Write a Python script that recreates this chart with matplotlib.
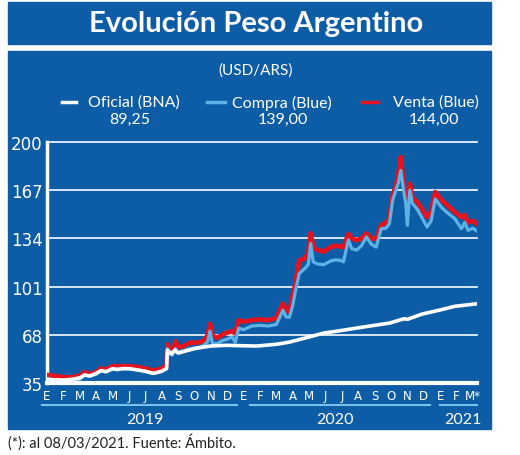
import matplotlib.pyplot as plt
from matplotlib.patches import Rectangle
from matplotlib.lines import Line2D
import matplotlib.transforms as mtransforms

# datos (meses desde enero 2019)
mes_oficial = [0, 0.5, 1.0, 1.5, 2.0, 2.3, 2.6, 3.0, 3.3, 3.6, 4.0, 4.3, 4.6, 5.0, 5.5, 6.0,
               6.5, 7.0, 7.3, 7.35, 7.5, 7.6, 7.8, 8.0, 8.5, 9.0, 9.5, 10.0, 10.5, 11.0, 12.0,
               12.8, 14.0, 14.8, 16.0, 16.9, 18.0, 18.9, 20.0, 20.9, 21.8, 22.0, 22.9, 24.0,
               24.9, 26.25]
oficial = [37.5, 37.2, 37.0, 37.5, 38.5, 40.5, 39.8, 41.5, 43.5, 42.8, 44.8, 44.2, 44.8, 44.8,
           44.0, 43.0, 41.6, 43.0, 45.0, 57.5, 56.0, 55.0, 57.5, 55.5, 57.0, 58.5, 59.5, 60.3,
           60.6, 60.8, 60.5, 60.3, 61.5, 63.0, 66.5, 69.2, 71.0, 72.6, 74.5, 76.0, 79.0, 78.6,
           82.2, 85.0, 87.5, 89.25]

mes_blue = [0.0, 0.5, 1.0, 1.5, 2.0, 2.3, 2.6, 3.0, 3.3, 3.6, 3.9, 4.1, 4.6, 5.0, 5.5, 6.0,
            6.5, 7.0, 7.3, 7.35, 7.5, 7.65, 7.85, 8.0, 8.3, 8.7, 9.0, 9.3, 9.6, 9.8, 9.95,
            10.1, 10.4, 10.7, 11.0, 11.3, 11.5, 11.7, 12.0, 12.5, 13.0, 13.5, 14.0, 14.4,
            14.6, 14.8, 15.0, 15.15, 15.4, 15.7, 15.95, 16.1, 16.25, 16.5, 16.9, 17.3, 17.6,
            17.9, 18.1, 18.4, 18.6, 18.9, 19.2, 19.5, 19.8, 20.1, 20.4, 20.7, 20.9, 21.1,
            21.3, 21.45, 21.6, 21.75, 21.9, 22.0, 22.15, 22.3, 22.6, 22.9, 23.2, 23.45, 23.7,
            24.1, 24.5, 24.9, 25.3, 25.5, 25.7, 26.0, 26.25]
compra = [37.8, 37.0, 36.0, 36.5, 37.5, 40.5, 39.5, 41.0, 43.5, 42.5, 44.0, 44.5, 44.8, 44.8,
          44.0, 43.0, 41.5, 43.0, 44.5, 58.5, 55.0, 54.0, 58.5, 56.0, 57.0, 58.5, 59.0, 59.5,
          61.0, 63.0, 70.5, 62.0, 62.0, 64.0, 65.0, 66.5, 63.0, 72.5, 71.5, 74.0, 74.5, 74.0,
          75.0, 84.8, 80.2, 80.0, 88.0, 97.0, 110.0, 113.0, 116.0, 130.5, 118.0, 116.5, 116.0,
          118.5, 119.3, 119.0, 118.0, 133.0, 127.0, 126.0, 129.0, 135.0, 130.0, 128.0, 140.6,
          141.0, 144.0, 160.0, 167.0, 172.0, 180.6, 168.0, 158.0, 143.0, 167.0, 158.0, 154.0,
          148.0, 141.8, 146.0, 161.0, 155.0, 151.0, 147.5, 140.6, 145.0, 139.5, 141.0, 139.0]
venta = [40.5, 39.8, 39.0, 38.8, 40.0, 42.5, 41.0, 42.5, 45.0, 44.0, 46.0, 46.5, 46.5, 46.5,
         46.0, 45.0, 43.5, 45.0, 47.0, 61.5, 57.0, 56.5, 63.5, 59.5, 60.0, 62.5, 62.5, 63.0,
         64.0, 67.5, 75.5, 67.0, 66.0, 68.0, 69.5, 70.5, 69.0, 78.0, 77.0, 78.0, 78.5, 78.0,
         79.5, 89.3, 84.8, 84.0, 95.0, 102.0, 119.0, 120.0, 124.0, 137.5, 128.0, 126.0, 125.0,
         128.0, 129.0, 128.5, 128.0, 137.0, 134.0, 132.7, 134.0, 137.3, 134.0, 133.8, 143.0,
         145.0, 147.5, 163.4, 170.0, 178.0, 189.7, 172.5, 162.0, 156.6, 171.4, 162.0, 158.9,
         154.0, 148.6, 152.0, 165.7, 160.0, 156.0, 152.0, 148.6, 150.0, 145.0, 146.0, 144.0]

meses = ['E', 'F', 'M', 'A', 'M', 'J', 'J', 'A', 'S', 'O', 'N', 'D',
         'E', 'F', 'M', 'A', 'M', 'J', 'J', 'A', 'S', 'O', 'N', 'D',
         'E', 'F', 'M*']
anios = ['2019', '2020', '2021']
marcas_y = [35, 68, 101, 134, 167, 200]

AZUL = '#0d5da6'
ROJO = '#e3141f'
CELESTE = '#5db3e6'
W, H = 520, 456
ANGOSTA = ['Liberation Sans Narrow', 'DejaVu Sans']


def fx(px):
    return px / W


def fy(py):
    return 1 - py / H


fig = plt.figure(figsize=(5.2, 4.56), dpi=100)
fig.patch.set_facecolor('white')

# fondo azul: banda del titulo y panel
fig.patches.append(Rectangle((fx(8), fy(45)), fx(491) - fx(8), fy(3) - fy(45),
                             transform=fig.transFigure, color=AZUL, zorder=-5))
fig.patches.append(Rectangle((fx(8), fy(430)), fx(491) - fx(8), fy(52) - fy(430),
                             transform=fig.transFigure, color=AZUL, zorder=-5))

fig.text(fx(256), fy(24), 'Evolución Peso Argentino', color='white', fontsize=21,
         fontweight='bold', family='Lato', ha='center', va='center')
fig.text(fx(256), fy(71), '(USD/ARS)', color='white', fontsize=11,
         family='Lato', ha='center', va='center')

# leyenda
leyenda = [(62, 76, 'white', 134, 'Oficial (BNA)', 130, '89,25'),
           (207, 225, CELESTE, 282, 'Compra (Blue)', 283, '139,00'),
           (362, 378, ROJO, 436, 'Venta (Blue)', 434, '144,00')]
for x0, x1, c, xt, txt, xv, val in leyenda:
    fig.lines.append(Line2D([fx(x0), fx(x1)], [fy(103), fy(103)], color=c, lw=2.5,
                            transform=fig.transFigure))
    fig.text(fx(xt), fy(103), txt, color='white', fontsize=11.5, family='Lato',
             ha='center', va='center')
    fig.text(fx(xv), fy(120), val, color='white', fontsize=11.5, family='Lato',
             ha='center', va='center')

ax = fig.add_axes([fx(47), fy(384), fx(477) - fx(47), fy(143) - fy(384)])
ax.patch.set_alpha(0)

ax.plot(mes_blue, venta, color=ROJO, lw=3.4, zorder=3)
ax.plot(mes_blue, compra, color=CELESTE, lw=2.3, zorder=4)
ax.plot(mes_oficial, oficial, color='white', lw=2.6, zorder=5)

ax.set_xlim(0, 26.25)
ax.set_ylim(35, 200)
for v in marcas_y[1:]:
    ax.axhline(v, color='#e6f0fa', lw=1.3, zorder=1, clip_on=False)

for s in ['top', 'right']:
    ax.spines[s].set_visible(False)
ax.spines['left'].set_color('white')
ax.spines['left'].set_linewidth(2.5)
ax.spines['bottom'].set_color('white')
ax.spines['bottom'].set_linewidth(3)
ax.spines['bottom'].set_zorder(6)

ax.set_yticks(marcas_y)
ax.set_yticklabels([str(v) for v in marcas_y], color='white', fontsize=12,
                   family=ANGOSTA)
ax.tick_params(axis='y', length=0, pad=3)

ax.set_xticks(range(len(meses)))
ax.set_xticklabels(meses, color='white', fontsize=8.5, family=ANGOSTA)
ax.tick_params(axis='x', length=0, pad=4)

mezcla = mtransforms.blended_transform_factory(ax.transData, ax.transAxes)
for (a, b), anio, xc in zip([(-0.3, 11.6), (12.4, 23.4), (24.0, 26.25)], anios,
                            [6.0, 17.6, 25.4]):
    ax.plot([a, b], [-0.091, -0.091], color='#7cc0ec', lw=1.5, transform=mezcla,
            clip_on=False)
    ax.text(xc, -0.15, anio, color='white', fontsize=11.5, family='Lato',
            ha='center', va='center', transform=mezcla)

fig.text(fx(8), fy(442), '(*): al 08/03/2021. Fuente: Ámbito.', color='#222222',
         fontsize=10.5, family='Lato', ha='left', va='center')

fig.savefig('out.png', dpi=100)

+++

-- Task brief --
Repeat the listing above from its first line through the line that contains "import matplotlib.transforms as mtransforms", both included, and nothing more. Drop the pictures.

-- Answer to this exercise --
Write a Python script that recreates this chart with matplotlib.
import matplotlib.pyplot as plt
from matplotlib.patches import Rectangle
from matplotlib.lines import Line2D
import matplotlib.transforms as mtransforms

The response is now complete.